The topline beat the consensus by ~$1.5M even as the net revenue fell ~3% sequentially, amid sales pressure in Illinois which, however, led to an improvement in margins, Charles Bachtell, CEO of Cresco (OTCQX:CRLBF), remarked.
The company’s net loss expanded ~18% YoY to $27.8M while gross margin reached ~44%, down from ~50% in the prior year period and cash, cash equivalents and restricted cash stood at $90.5M declining ~26% from 2022 year-end.
Meanwhile, net loss plunged ~85% from the preceding quarter when the company recognized ~$140.7M impairment loss, and its gross margin stood at ~44%.
“At Cresco Labs, we’re optimizing for the company we are today while also preparing for the industry of tomorrow,” Bachtell added.
However, the Chicago, Illinois-based multi-state operator sees brighter days ahead.

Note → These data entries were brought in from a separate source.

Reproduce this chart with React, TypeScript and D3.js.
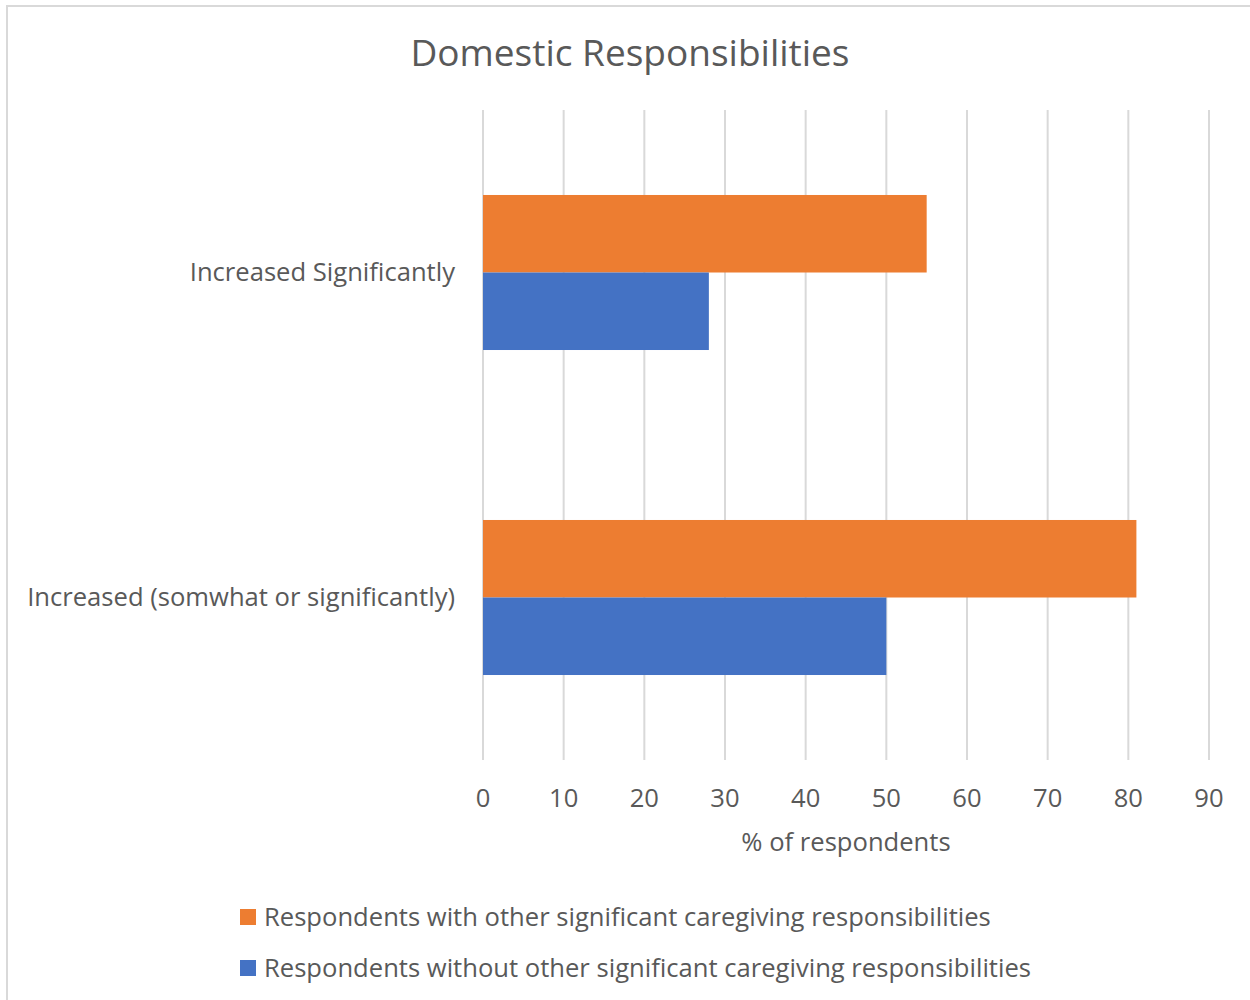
import React from "react";
import * as d3 from "d3";

const categories = ["Increased Significantly", "Increased (somwhat or significantly)"];
const seriesNames = [
  "Respondents with other significant caregiving responsibilities",
  "Respondents without other significant caregiving responsibilities",
];
const withCaregiving = [55, 81];
const withoutCaregiving = [28, 50];
const xTicks = [0, 10, 20, 30, 40, 50, 60, 70, 80, 90];
const colors = ["#ED7D31", "#4472C4"];

const W = 1250;
const H = 1000;
const FONT = "'Open Sans', 'Noto Sans', sans-serif";
const TEXT = "#595959";
const FS = 25.6;

export default function App() {
  const plot = { left: 483, right: 1209, top: 110, bottom: 760 };
  const x = d3.scaleLinear().domain([0, 90]).range([plot.left, plot.right]);
  const y = d3.scaleBand<string>().domain(categories).range([plot.top, plot.bottom]).paddingInner(0).paddingOuter(0);
  const band = y.bandwidth();
  const barH = band * 0.2385;
  const series = [withCaregiving, withoutCaregiving];

  return (
    <svg width={W} height={H} style={{ position: "absolute", left: 0, top: 0, background: "#fff" }}>
      <rect x={7} y={6} width={W + 10} height={H + 10} fill="#fff" stroke="#d9d9d9" strokeWidth={2} />
      <text x={630} y={51.5} textAnchor="middle" dominantBaseline="central" fontFamily={FONT} fontSize={37} fill={TEXT}>
        Domestic Responsibilities
      </text>
      {xTicks.map((t) => (
        <line key={t} x1={x(t)} x2={x(t)} y1={plot.top} y2={plot.bottom} stroke="#d9d9d9" strokeWidth={2} />
      ))}
      {categories.map((c, i) => {
        const cy = (y(c) as number) + band / 2;
        return (
          <g key={c}>
            {series.map((s, k) => (
              <rect
                key={k}
                x={x(0)}
                y={cy - barH + k * barH}
                width={x(s[i]) - x(0)}
                height={barH}
                fill={colors[k]}
              />
            ))}
            <text x={455} y={cy - 1.5} textAnchor="end" dominantBaseline="central" fontFamily={FONT} fontSize={FS} fill={TEXT}>
              {c}
            </text>
          </g>
        );
      })}
      {xTicks.map((t) => (
        <text key={t} x={x(t)} y={797} textAnchor="middle" dominantBaseline="central" fontFamily={FONT} fontSize={FS} fill={TEXT}>
          {t}
        </text>
      ))}
      <text x={(plot.left + plot.right) / 2} y={841} textAnchor="middle" dominantBaseline="central" fontFamily={FONT} fontSize={FS} fill={TEXT}>
        % of respondents
      </text>
      {seriesNames.map((n, k) => (
        <g key={n}>
          <rect x={240} y={909 + k * 51} width={16} height={16} fill={colors[k]} />
          <text x={264} y={916 + k * 51} dominantBaseline="central" fontFamily={FONT} fontSize={FS} fill={TEXT}>
            {n}
          </text>
        </g>
      ))}
    </svg>
  );
}
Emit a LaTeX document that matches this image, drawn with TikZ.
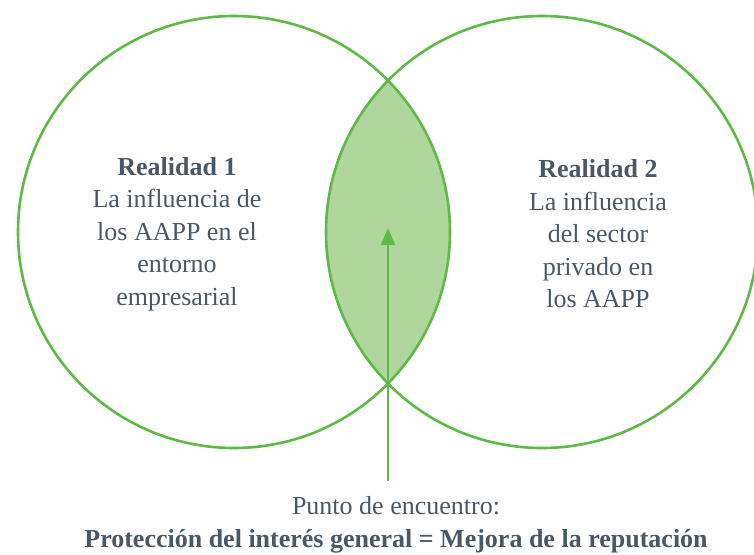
\documentclass[tikz,border=0pt]{standalone}
\usepackage{fontspec}
\setmainfont{Liberation Serif}
\usepackage{tikz}
\usetikzlibrary{arrows.meta, positioning}
\definecolor{venngreen}{RGB}{94, 185, 70}
\definecolor{vennfill}{RGB}{176, 213, 157}
\definecolor{venntext}{RGB}{74, 88, 102}

\begin{document}
\begin{tikzpicture}[x=1pt, y=-1pt,
    venn/.style={circle, draw=venngreen, line width=2.6pt, minimum size=432pt, inner sep=0pt},
    txt/.style={align=center, text=venntext, font=\rmfamily\fontsize{26}{32.5}\selectfont},
    arrow/.style={-{Triangle[length=17pt, width=14pt]}, venngreen, line width=2.5pt}
]
    \useasboundingbox (0,0) rectangle (754,554);

    % Overlap
    \begin{scope}
        \clip (234,232) circle (216);
        \fill[vennfill] (542,232) circle (216);
    \end{scope}

    % Circles
    \node[venn] (izq) at (234,232) {};
    \node[venn] (der) at (542,232) {};

    % Texts
    \node[txt] (realidad1) at (177,234) {\textbf{Realidad 1}\\La influencia de\\los AAPP en el\\entorno\\empresarial};
    \node[txt] (realidad2) at (598,234) {\textbf{Realidad 2}\\La influencia\\del sector\\privado en\\los AAPP};

    \node[txt] (punto) at (396,525) {Punto de encuentro:\\\textbf{Protecci\'on del inter\'es general = Mejora de la reputaci\'on}};

    % Arrow
    \coordinate (base) at (388,481);
    \coordinate (encuentro) at (388,228);
    \draw[arrow] (base) -- (encuentro);
\end{tikzpicture}
\end{document}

The management expects margins to improve from Q2 and even more so in the second half.
The company anticipates the reduced footprint in California and improvements to automation and cultivation processes to drive 50% gross margin and 20%-plus EBITDA by the year-end, Bloomberg reported quoting Cresco’s (OTCQX:CRLBF) CFO Dennis Olis.
The management also touched on its pending acquisition of Columbia Care (OTCQX:CCHWF), the completion of which is subject to certain divestitures.
“We continue to collaborate closely with Columbia Care on the divestiture transactions required to obtain the regulatory approvals, which are conditions of closing,” CEO Bachtell added.